In 1757, at the outset of the Seven Years' War, Schaffgotsch, on the advice of Empress Maria Theresa, left Breslau and moved the seat of his diocese to castle Jánský Vrch in Austrian Silesia. Frederick the Great viewed this move by the Prince-Bishop as betrayal and placed the Breslau diocese under official administration where it remained for the remainder of the war. In 1763, Schaffgotsch was allowed to return to the Prussian part of the diocese, but was confined to Oppeln and unable to return to Breslau. His calls for reinstatement were also ignored by the King who appointed auxiliary bishop Johann Moritz von Strachwitz and in 1781 auxiliary bishop Anton Ferdinand von Rothkirch und Panthen to oversee the Prussian part of the diocese. In 1766 Schaffgotsch fled from Oppeln back on the castle Jánský Vrch in Austrian Silesia, which remained his residence until his death in 1795 and from where he led the Austrian part of the diocese.

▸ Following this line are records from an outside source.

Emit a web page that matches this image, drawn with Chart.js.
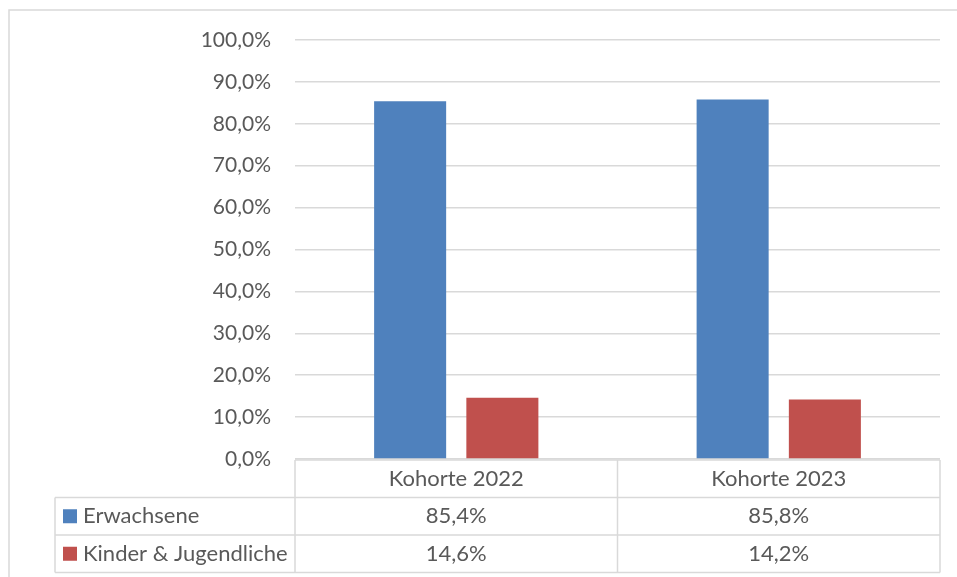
<!DOCTYPE html>
<html>
<head>
<meta charset="utf-8">
<script src="https://cdn.jsdelivr.net/npm/chart.js@4"></script>
<style>
  html, body { margin: 0; padding: 0; background: #fff; }
  #wrap { width: 957px; height: 577px; }
</style>
</head>
<body>
<div id="wrap"><canvas id="myChart" width="957" height="577"></canvas></div>
<script>
const categories = ["Kohorte 2022", "Kohorte 2023"]
const seriesNames = ["Erwachsene", "Kinder & Jugendliche"]
const erwachsene = [85.4, 85.8]
const kinder = [14.6, 14.2]
const yTicks = [0, 10, 20, 30, 40, 50, 60, 70, 80, 90, 100]

const colors = ["#4F81BD", "#C0504D"]
const textColor = "#595959"
const lineColor = "#d9d9d9"
const fontFamily = "Lato, 'Open Sans', sans-serif"
const fontSize = 21
const tableFontSize = 22

const fmt = v => v.toFixed(1).replace(".", ",") + "%"

// border of the whole chart + data table under the plot
const tablePlugin = {
    id: "dataTable",
    beforeDraw(chart) {
        const c = chart.ctx
        c.save()
        c.strokeStyle = lineColor
        c.lineWidth = 1.5
        c.strokeRect(9, 10, 960, 580)
        c.restore()
    },
    afterDraw(chart) {
        const c = chart.ctx
        const area = chart.chartArea
        const top = area.bottom + 1
        const rowH = 37.5
        const tableLeft = 55
        const colW = (area.right - area.left) / categories.length
        const rows = [erwachsene, kinder]

        c.save()
        c.strokeStyle = lineColor
        c.lineWidth = 1.5
        c.beginPath()
        // header row
        c.moveTo(area.left, top); c.lineTo(area.right, top)
        for (let r = 1; r <= rows.length + 1; r++) {
            c.moveTo(tableLeft, top + rowH * r); c.lineTo(area.right, top + rowH * r)
        }
        for (let i = 0; i <= categories.length; i++) {
            const x = area.left + colW * i
            c.moveTo(x, top); c.lineTo(x, top + rowH * (rows.length + 1))
        }
        c.moveTo(tableLeft, top + rowH); c.lineTo(tableLeft, top + rowH * (rows.length + 1))
        c.stroke()

        c.fillStyle = textColor
        c.font = tableFontSize + "px " + fontFamily
        c.textBaseline = "middle"
        c.textAlign = "center"
        categories.forEach((cat, i) => {
            c.fillText(cat, area.left + colW * (i + 0.5), top + rowH / 2)
        })
        rows.forEach((vals, r) => {
            const yMid = top + rowH * (r + 1.5)
            vals.forEach((v, i) => {
                c.textAlign = "center"
                c.fillStyle = textColor
                c.fillText(fmt(v), area.left + colW * (i + 0.5), yMid)
            })
            c.fillStyle = colors[r]
            c.fillRect(63, yMid - 7, 14, 14)
            c.fillStyle = textColor
            c.textAlign = "left"
            c.fillText(seriesNames[r], 83, yMid)
        })
        c.restore()
    }
}

const ctx = document.getElementById("myChart").getContext("2d")
const myChart = new Chart(ctx, {
    type: "bar",
    data: {
        labels: categories,
        datasets: [
            { label: seriesNames[0], data: erwachsene, backgroundColor: colors[0] },
            { label: seriesNames[1], data: kinder, backgroundColor: colors[1] }
        ]
    },
    options: {
        responsive: false,
        animation: false,
        layout: { padding: { left: 0, top: 40, right: 17, bottom: 118 } },
        datasets: { bar: { categoryPercentage: 0.572, barPercentage: 0.781 } },
        plugins: { legend: { display: false }, tooltip: { enabled: false } },
        scales: {
            x: { display: false },
            y: {
                min: 0,
                max: 100,
                afterFit(scale) { scale.width = 295 },
                afterBuildTicks(scale) { scale.ticks = yTicks.map(v => ({ value: v })) },
                ticks: {
                    padding: 24,
                    color: textColor,
                    font: { family: fontFamily, size: fontSize },
                    callback: v => fmt(v)
                },
                grid: { color: lineColor, lineWidth: 1.5, drawTicks: false },
                border: { display: false }
            }
        }
    },
    plugins: [tablePlugin]
})
</script>
</body>
</html>
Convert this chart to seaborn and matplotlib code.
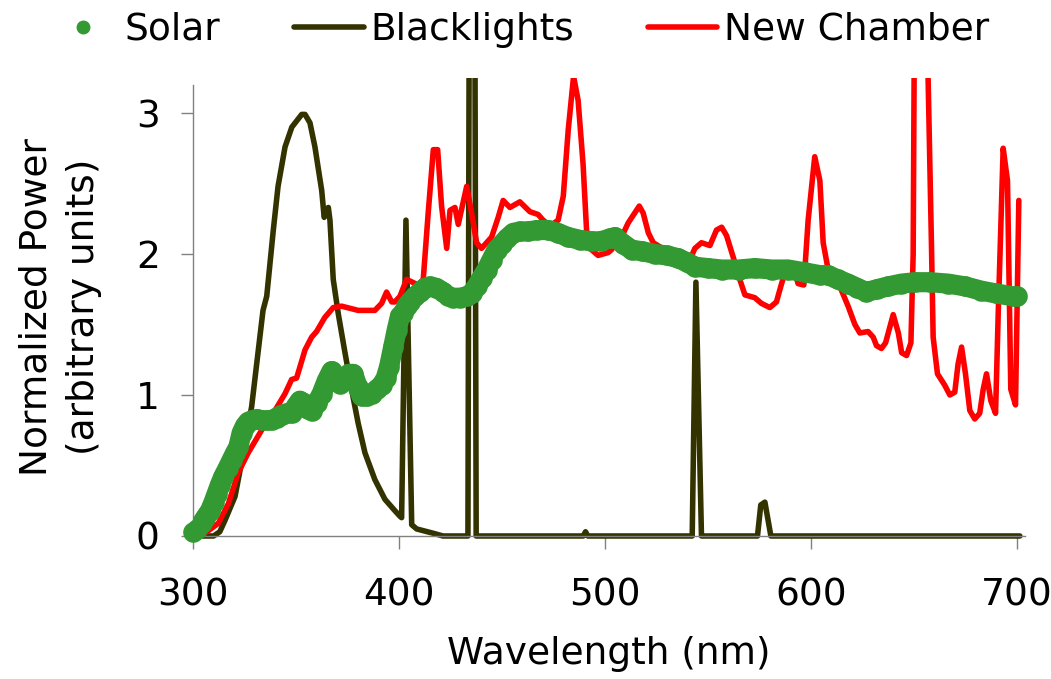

Schaffsgotsch's palace in Breslau was located on the land plot which currently houses the . It was nationalized after his fallout with king Frederick, and subsequently rebuilt.

During his time in Javorník, Jánský Vrch became a cultural center of the region, and a meeting place for artist from the entire Holy Roman Empire. Among the most notable was composer Carl Ditters von Dittersdorf who resided in Javorník for over 20 years. Schaffgotsch died at the castle in 1795 and was buried in the family tomb in Warmbrunn.